Dass künftig ein lauerer Wind in Lima weht, möchte die Regierung auch mit einem anderen Coup demonstrieren: die von einem Militärgericht zu lebenslanger Freiheitsstrafe verurteilte ehemalige MRTA-Aktivistin Lori Berenson soll einen neuen Prozess vor einem Zivilgericht bekommen. Berenson hat Glück, dass sie US-Bürgerin ist und Außenministerin Albright kürzlich in einem Brief an Fujimori auf die Klärung ihres Falles drängte. An den Fällen Tausender anderer Gefangener des MRTA und des Sendero Luminoso, die ebenfalls von der Militärjustiz in Scheinprozessen zu jahrelangen Haftstrafen verurteilt wurden, wird indes nicht gerührt.

Zehntausend Kalaschnikows

In einem weiteren Punkt bewegt sich die Regierung keinen Millimeter. Opposition und OAS hatten den Kopf von Vladimiro Montesinos gefordert, des Architekten der Fujimori-Diktatur. In der letzten Augustwoche luden der Präsident und der ansonsten das Licht der Öffentlichkeit meidende Geheimdienstchef zu einer Pressekonferenz. Montesinos persönlich gab bekannt, dass ein Ring peruanischer Waffenschieber ausgehoben worden sei, der 10.000 Kalaschnikow-Gewehre in Jordanien gekauft und diese an die kolumbianische FARC-Guerilla weitergeliefert habe. Die Verantwortlichen, ehemalige Offiziere der peruanischen Streitkräfte, hätten Verträge mit der jordanischen Regierung gefälscht und seien nun zur Rechenschaft gezogen worden. Die Armee werde unter seiner, Montesinos Führung, die nötigen Maßnahmen ergreifen, um den Waffenhandel an der peruanisch-kolumbianischen Grenze künftig zu unterbinden. Ziel der Pressekonferenz war es, dem Ausland die Unentbehrlichkeit eines Mannes wie Montesinos zu demonstrieren. Die USA äußerten sich prompt anerkennend.

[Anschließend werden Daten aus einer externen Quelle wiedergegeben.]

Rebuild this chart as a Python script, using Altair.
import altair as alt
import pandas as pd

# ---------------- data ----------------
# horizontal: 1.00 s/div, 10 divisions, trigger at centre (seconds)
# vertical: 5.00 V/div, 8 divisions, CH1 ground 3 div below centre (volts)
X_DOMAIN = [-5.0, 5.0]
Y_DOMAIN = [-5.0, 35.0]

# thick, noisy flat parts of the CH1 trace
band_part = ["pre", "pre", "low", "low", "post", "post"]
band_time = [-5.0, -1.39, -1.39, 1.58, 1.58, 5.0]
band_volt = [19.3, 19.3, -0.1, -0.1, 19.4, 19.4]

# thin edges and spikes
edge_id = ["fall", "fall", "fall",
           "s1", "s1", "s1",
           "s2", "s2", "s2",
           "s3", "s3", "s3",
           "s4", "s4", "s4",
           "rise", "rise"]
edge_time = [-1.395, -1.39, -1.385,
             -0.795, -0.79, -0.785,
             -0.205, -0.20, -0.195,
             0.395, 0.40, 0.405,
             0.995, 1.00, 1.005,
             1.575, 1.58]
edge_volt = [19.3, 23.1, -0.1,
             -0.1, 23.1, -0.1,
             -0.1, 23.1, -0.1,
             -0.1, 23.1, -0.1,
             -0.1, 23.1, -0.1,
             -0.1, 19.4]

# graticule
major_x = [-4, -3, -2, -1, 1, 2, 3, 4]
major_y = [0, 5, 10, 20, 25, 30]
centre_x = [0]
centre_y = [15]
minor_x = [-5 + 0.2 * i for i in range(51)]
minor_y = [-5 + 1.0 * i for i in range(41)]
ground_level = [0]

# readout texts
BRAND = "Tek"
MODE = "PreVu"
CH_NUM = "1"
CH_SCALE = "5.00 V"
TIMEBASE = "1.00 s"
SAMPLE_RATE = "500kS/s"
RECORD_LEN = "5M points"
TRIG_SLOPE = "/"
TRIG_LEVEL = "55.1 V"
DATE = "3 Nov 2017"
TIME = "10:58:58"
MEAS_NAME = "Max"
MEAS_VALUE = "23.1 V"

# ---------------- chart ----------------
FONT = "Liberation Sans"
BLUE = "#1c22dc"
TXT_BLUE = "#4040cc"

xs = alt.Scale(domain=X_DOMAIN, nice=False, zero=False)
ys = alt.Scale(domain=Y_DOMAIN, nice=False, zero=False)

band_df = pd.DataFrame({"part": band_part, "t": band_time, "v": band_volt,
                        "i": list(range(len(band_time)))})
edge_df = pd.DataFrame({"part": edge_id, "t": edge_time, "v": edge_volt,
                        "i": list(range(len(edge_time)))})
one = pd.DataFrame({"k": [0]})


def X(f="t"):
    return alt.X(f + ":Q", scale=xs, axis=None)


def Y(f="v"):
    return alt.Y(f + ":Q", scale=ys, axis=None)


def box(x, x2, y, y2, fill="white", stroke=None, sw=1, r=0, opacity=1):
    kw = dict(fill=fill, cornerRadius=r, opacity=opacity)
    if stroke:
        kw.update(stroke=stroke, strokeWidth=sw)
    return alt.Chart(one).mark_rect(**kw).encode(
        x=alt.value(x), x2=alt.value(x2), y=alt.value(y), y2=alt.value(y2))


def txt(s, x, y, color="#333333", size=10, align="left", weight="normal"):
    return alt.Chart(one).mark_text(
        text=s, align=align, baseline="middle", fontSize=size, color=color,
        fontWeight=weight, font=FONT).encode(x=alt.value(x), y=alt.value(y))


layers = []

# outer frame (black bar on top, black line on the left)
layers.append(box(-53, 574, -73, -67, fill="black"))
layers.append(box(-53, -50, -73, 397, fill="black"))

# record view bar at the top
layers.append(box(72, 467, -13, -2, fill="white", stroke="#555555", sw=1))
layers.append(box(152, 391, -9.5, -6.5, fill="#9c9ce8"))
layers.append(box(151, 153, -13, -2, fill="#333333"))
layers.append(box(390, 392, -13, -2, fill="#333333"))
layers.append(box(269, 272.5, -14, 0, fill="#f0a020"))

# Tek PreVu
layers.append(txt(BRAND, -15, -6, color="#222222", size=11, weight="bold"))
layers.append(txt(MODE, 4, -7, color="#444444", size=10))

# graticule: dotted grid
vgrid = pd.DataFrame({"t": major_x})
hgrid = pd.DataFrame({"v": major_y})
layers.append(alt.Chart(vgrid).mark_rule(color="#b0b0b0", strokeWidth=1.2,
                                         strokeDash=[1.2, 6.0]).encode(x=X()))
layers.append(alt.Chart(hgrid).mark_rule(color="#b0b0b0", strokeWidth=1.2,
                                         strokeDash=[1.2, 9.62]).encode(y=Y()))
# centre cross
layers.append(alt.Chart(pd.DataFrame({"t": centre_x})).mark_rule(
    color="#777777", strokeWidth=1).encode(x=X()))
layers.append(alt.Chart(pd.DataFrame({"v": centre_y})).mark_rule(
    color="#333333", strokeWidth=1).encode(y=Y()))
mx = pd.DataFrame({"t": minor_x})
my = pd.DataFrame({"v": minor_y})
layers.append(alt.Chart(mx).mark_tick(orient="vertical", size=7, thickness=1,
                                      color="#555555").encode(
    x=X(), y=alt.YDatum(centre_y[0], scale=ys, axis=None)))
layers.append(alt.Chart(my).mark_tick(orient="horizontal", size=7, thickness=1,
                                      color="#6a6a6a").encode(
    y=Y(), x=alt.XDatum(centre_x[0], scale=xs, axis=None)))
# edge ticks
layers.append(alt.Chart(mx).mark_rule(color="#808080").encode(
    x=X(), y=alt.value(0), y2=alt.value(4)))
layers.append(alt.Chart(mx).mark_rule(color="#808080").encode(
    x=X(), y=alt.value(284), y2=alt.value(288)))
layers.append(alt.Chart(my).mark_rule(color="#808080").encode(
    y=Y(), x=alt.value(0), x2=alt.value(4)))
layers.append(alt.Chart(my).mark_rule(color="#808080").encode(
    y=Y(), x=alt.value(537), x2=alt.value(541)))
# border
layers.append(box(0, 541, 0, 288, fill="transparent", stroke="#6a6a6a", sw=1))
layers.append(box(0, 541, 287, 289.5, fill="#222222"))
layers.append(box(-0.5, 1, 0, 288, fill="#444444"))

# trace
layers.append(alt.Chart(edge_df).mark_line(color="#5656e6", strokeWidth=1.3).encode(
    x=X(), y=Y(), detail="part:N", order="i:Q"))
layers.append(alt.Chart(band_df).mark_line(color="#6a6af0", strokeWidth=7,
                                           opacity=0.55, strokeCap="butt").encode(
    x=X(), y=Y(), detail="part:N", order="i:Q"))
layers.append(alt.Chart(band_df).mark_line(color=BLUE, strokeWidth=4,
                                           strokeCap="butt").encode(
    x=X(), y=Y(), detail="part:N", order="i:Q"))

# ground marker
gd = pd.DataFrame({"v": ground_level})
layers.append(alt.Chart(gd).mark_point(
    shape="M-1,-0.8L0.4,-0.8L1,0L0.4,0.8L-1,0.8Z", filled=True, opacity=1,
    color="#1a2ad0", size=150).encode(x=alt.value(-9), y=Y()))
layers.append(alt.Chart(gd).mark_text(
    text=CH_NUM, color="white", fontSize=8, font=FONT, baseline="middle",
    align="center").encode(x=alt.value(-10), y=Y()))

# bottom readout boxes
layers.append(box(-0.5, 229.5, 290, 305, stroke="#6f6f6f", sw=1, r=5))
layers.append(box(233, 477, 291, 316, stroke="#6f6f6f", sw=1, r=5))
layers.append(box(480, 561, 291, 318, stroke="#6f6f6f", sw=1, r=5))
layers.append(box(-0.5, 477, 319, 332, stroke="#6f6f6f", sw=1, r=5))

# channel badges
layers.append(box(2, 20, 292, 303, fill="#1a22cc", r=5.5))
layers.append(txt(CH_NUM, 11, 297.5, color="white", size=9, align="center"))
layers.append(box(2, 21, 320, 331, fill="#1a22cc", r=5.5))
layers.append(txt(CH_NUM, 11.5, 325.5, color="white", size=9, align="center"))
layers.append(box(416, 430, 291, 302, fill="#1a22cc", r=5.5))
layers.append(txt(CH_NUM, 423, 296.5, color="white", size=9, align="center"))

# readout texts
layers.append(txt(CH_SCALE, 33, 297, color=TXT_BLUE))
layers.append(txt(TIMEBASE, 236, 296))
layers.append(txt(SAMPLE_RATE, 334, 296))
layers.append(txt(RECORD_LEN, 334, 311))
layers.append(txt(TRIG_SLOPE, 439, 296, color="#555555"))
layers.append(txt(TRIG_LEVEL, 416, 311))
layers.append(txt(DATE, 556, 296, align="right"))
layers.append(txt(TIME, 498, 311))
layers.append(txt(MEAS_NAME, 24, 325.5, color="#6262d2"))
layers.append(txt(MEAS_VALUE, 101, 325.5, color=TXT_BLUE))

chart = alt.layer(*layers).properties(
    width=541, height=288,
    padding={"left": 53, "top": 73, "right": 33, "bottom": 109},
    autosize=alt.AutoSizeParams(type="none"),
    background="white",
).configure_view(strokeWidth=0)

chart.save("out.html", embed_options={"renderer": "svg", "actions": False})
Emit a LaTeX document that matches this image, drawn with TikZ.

Etwas unglücklich war nur, dass Jordanien umgehend eine Protestnote einreichte. Die Waffen seien offiziell von der peruanischen Regierung gekauft worden und hochrangige peruanische Offiziere hätten den Vertrag unterzeichnet. Eine Fälschung sei völlig unmöglich. Sollte diese Version stimmen, dann müsste Montesinos selbst von den Waffenlieferungen gewusst haben, denn ohne seine Zustimmung läuft beim peruanischen Militär gar nichts. Überraschend wäre es nicht, wenn der skrupellose Geheimdienstchef, der als Anstifter zahlreicher Morde gilt und offensichtlich in Drogengeschäfte verwickelt ist, sich auch als Waffenschieber betätigte. Nur mag ihm niemand Lieferungen direkt an die FARC so Recht zutrauen.
Derweil feilt Alejandro Toledo daran, der Protestbewegung Struktur zu geben. Wie schwer es jedoch ist, eine starke Opposition um eine Partei herum aufzubauen, hat zuvor schon Limas Bürgermeister Alberto Andrade erfahren. Der hatte zunächst mit seinem Wahlbündnis Somos Perú bei diversen Kommunalwahlen Erfolg: Bis ihnen die Mafia um Montesinos und Fujimori den Etat kürzte. Schließlich gaben viele von ihnen entnervt auf oder wechselten wie die anderen Abgeordneten ins Regierungslager. Sicherlich für ein paar Dollar mehr.